O uso da mediação também pode reduzir o “risco de confrontos” e aumentar a “aceitação das soluções por parte dos envolvidos”.

Segundo a advogada Gláucia Coelho, doutora em Direito Processual Civil e sócia do escritório Machado Meyer Advogados, para que as partes consigam uma composição, elas precisam expor suas fragilidades e, muitas vezes, “lavar roupa suja”. Isso pode causar receio nos envolvidos caso o responsável por mediar as negociações também tenha a atribuição de decidir o conflito: “Você não quer fazer isso na frente do juiz”.

Para ela, as pessoas agem de modo diferente quando estão de frente com o magistrado, que tem o “poder da caneta”. As partes mantêm um “dever de reverência” e uma “polidez” maior com o juiz. Assim, por vezes, “a preocupação com essa figura de poder faz com que não se consiga chegar ao âmago das questões”.

Caso o magistrado faça algum apontamento, as partes e seus advogados tendem a pensar que o ponto levantado será importante em uma decisão no futuro. Com um mediador, isso não acontece, pois ele não terá tal poder.

“Um ‘veja bem’ de um juiz é diferente de um ‘veja bem’ de um mediador”, diz Gláucia. Quando um mediador faz algum apontamento, as partes tendem a receber “de uma maneira mais aberta”.

Para que a mediação aconteça de forma mais transparente e atinja resultados melhores, ela considera que o ideal é, em um primeiro momento, tentar o acordo sem o juiz. Caso não dê certo, o magistrado pode atuar da forma que melhor entender.

A advogada defende a presença de um mediador “formado para isso”, pois a mediação possui uma técnica que precisa ser estudada. Assim, se o relatório preliminar da comissão diz que o juiz “pode” enviar o caso à mediação, Gláucia propõe que isso seja obrigatório: “É um ponto que poderia ser aprimorado”.

Vitorelli, por outro lado, concorda que o mediador profissional é importante, mas acredita que isso “depende muito do perfil do caso”.

“Acho que há uma certa idealização da mediação em alguns casos”, afirma ele. Segundo o desembargador, o juiz pode conseguir uma “autocomposição mais propositiva, que flui melhor”.

Ele diz que a atuação de um magistrado na mediação foi essencial para o acordo de reparação dos danos causados pelo rompimento da barragem de Brumadinho (MG) — assinado em 2021. Vitorelli atuou no caso como negociador, pelo Ministério Público Federal, antes de se tornar desembargador.

Coisa julgada

Gláucia Coelho aponta que, em um processo estrutural, o plano proposto pode se provar ineficiente. Da mesma forma, as situações para as quais ele foi pensado podem mudar. Nesses casos, é preciso algum mecanismo para rever suas previsões.

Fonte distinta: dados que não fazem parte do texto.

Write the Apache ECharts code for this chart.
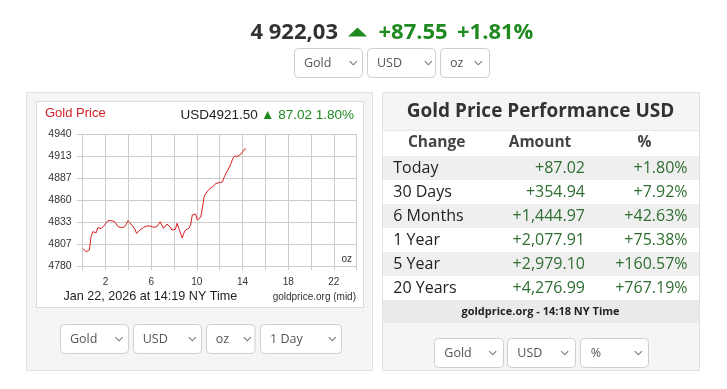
<!DOCTYPE html>
<html><head><meta charset="utf-8">
<script src="https://cdn.jsdelivr.net/npm/echarts@6/dist/echarts.min.js"></script>
<style>html,body{margin:0;padding:0;background:#fff}#c{width:727px;height:389px}</style>
</head><body><div id="c"></div>
<script>
// ---- data ----
const times = [0,9,18,27,35,44,53,62,71,80,89,97,106,115,124,133,142,151,159,168,177,186,195,204,213,221,230,239,248,257,266,275,283,292,301,310,319,328,337,345,354,363,372,381,390,399,407,416,425,434,443,452,461,469,478,487,496,505,514,523,531,540,549,558,567,576,585,593,602,611,620,629,638,647,655,664,673,682,691,700,709,717,726,735,744,753,762,771,779,788,797,806,815,824,833,841,850,859];
const prices = [4801.4,4799.4,4797.4,4796.2,4799.4,4815.6,4821.6,4823.6,4820.4,4826.5,4826.9,4825.3,4823.6,4829.7,4832.5,4835.0,4836.6,4835.0,4835.0,4833.7,4832.5,4827.7,4829.7,4826.5,4825.7,4827.7,4828.9,4835.0,4832.5,4829.7,4827.7,4824.5,4819.6,4821.6,4823.6,4824.9,4826.5,4827.7,4828.5,4829.7,4828.5,4828.5,4826.9,4827.7,4827.7,4828.5,4833.7,4829.7,4825.7,4827.7,4830.9,4829.7,4826.9,4823.6,4821.6,4824.5,4831.7,4825.7,4819.6,4814.0,4819.6,4823.6,4824.5,4825.7,4829.7,4841.8,4843.8,4843.0,4835.8,4835.8,4839.0,4850.0,4864.0,4868.0,4870.0,4873.0,4874.0,4876.0,4877.0,4880.0,4882.0,4881.0,4879.0,4882.0,4888.0,4892.0,4896.0,4900.0,4904.0,4910.0,4913.0,4912.0,4913.0,4914.0,4916.0,4918.6,4921.4,4921.8];
const yTickLabels = ['4780','4807','4833','4860','4887','4913','4940'];
const xTickLabels = ['2','6','10','14','18','22'];
const periods = ['Today','30 Days','6 Months','1 Year','5 Year','20 Years'];
const amounts = [87.02, 354.94, 1444.97, 2077.91, 2979.10, 4276.99];
const percents = [1.80, 7.92, 42.63, 75.38, 160.57, 767.19];
const spotText = '4 922,03';
const spotChange = 87.55;
const spotChangePct = 1.81;
const chartPrice = 4921.50;
const chartChange = 87.02;
const chartChangePct = 1.80;
const stampText = 'Jan 22, 2026 at 14:19 NY Time';
const tableFooter = 'goldprice.org - 14:18 NY Time';

// ---- helpers ----
const OS = '"Open Sans", sans-serif';
const LS = '"Liberation Sans", Arial, sans-serif';
const GREEN = '#1f8a1f';
const TGREEN = '#2f6e32';
const els = [];
function rect(x,y,w,h,fill,stroke,r,z){els.push({type:'rect',z:z===undefined?-5:z,shape:{x:x,y:y,width:w,height:h,r:r||0},style:{fill:fill,stroke:stroke||null,lineWidth:1}});}
function text(x,y,t,font,fill,align,valign){els.push({type:'text',z:5,x:x,y:y,style:{text:t,font:font,fill:fill,textAlign:align||'left',textVerticalAlign:valign||'middle'}});}
function chevron(cx,cy){els.push({type:'polyline',z:5,shape:{points:[[cx-3.5,cy-1.8],[cx,cy+1.8],[cx+3.5,cy-1.8]]},style:{stroke:'#777',lineWidth:1.1,fill:null}});}
function dropdown(x0,x1,y0,y1,label,tx,cx){rect(x0,y0,x1-x0,y1-y0,'#fff','#cfcfcf',4,1);text(tx,(y0+y1)/2,label,'12.5px '+OS,'#555','left','middle');chevron(cx,(y0+y1)/2);}
function fmt(v){return v.toLocaleString('en-US',{minimumFractionDigits:2,maximumFractionDigits:2});}

// top header
text(250.5,32.5,spotText,'bold 22px '+OS,'#333');
els.push({type:'polygon',z:5,shape:{points:[[348,36.5],[357.5,27.5],[367,36.5]]},style:{fill:GREEN}});
text(378.5,32.5,'+'+spotChange.toFixed(2),'bold 22px '+OS,GREEN);
text(457,32.5,'+'+spotChangePct.toFixed(2)+'%','bold 22px '+OS,GREEN);
dropdown(294.5,362.5,48.5,77.5,'Gold',304,353.3);
dropdown(367.5,435.5,48.5,77.5,'USD',377,428.3);
dropdown(440.5,489.5,48.5,77.5,'oz',450,478.3);

// left panel
rect(26.5,92.5,346,278,'#f5f5f5','#e2e2e2',0,-10);
rect(36.5,101.5,327,206,'#fff','#dadada',0,-6);
text(45,113,'Gold Price','13px '+LS,'#d5222a');
els.push({type:'text',z:5,x:354,y:115.5,style:{rich:{a:{fill:'#222',font:'13.5px '+LS},g:{fill:GREEN,font:'13.5px '+LS}},text:'{a|USD'+chartPrice.toFixed(2)+'} {g|\u25B2 '+chartChange.toFixed(2)+' '+chartChangePct.toFixed(2)+'%}',textAlign:'right',textVerticalAlign:'middle'}});
text(346.7,259.5,'oz','10px '+LS,'#333','center');
text(63.5,297,stampText,'12.6px '+LS,'#222');
text(356,297.5,'goldprice.org (mid)','10px '+LS,'#333','right');
dropdown(60.5,128.5,324.5,353.5,'Gold',70,119);
dropdown(133.5,201.5,324.5,353.5,'USD',142.7,192.3);
dropdown(206.5,255,324.5,353.5,'oz',215.7,247.3);
dropdown(260.5,341.5,324.5,353.5,'1 Day',270,332.3);

// right panel
rect(382.5,92.5,317,278,'#f5f5f5','#e2e2e2',0,-10);
rect(383,130,316,170,'#fff',null,0,-8);
els.push({type:'line',z:-7,shape:{x1:383,y1:130.5,x2:699,y2:130.5},style:{stroke:'#e6e6e6',lineWidth:1}});
text(540.5,112,'Gold Price Performance USD','bold 19px '+OS,'#333','center');
text(436.7,143,'Change','bold 15.5px '+OS,'#444','center');
text(540,143,'Amount','bold 15.5px '+OS,'#444','center');
text(644.5,143,'%','bold 15.5px '+OS,'#444','center');
periods.forEach(function(p,i){
  var y0 = 156 + i*24;
  if(i%2===0) rect(383,y0,316,24,'#efefef',null,0,-7);
  text(393.3,y0+12,p,'16px '+OS,'#222');
  text(585,y0+12,'+'+fmt(amounts[i]),'16px '+OS,TGREEN,'right');
  text(687.5,y0+12,'+'+fmt(percents[i])+'%','16px '+OS,TGREEN,'right');
});
rect(383,300,316,23,'#eaeaea',null,0,-7);
text(540.5,311.7,tableFooter,'bold 11px '+OS,'#222','center');
dropdown(434.5,503.5,338.5,367.5,'Gold',444.3,492.7);
dropdown(507.5,575.5,338.5,367.5,'USD',517.3,564.7);
dropdown(580.5,648.5,338.5,367.5,'%',590.7,638.3);

const chart = echarts.init(document.getElementById('c'));
chart.setOption({
  animation:false,
  backgroundColor:'#fff',
  graphic:{elements:els},
  grid:{left:82.7,right:727-356.7,top:134,bottom:389-266,containLabel:false},
  xAxis:{type:'value',min:0,max:1440,interval:120,
    axisLine:{show:false},
    axisTick:{show:true,length:4,lineStyle:{color:'#ccc'}},
    splitLine:{show:true,lineStyle:{color:'#ccc',width:1}},
    axisLabel:{margin:11,color:'#333',fontSize:10,fontFamily:LS,
      formatter:function(v){var h=String(v/60);return xTickLabels.indexOf(h)>=0?h:'';}}},
  yAxis:[
    {type:'value',min:4780,max:4940,show:false,splitLine:{show:false}},
    {type:'category',data:yTickLabels,boundaryGap:false,position:'left',
      axisLine:{show:false},
      axisTick:{show:true,length:6,lineStyle:{color:'#ccc'}},
      splitLine:{show:true,lineStyle:{color:'#ccc',width:1}},
      axisLabel:{margin:11,color:'#333',fontSize:10.5,fontFamily:LS}}
  ],
  series:[{type:'line',yAxisIndex:0,showSymbol:false,symbol:'none',
    lineStyle:{color:'#d81e1e',width:1},
    data:times.map(function(t,i){return [t,prices[i]];})}]
});
</script></body></html>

E o relatório de Vitorelli contempla isso. O texto diz que “as metas e indicadores da atuação estrutural podem ser alterados pelas partes, de comum acordo, ou por decisão judicial, com base em fatos supervenientes, em alterações da realidade do conflito ou em novas informações ou diagnósticos que se tornem conhecidos no curso do processo”.

Além disso, “as decisões judiciais e os acordos, no processo estrutural, são passíveis de revisão ou ajustes, mediante provocação de qualquer interessado, em razão de fatos supervenientes, bem como de novas avaliações acerca dos efeitos da implementação do plano, inclusive em fase de cumprimento ou execução”.

Mas, ao mesmo tempo em que defende essa abertura, a advogada também ressalta a importância de um limite. Segundo ela, o plano de atuação estrutural demanda planejamento, investimentos e alocação de recursos. Por isso, não pode ser alterado por mero “arrependimento” ou “oportunismo” de alguma parte.

Na sua visão, a possibilidade de modificação posterior do plano sem limites gera insegurança: “Permitir essa oxigenação, quando ela é necessária, porque os fatos mudaram, é o ponto difícil”.

Para a advogada, esse pode ser um ponto de atenção nas discussões da comissão: a definição do que pode e do que não pode ser revisitado no processo estrutural após o estabelecimento de um plano.

Quanto ao restante do texto, ela se mostra satisfeita. “É uma regulamentação que precisa ser mais ampla mesmo, e trabalhar mais com conceitos jurídicos indeterminados, que o juiz vai preencher no dia a dia.”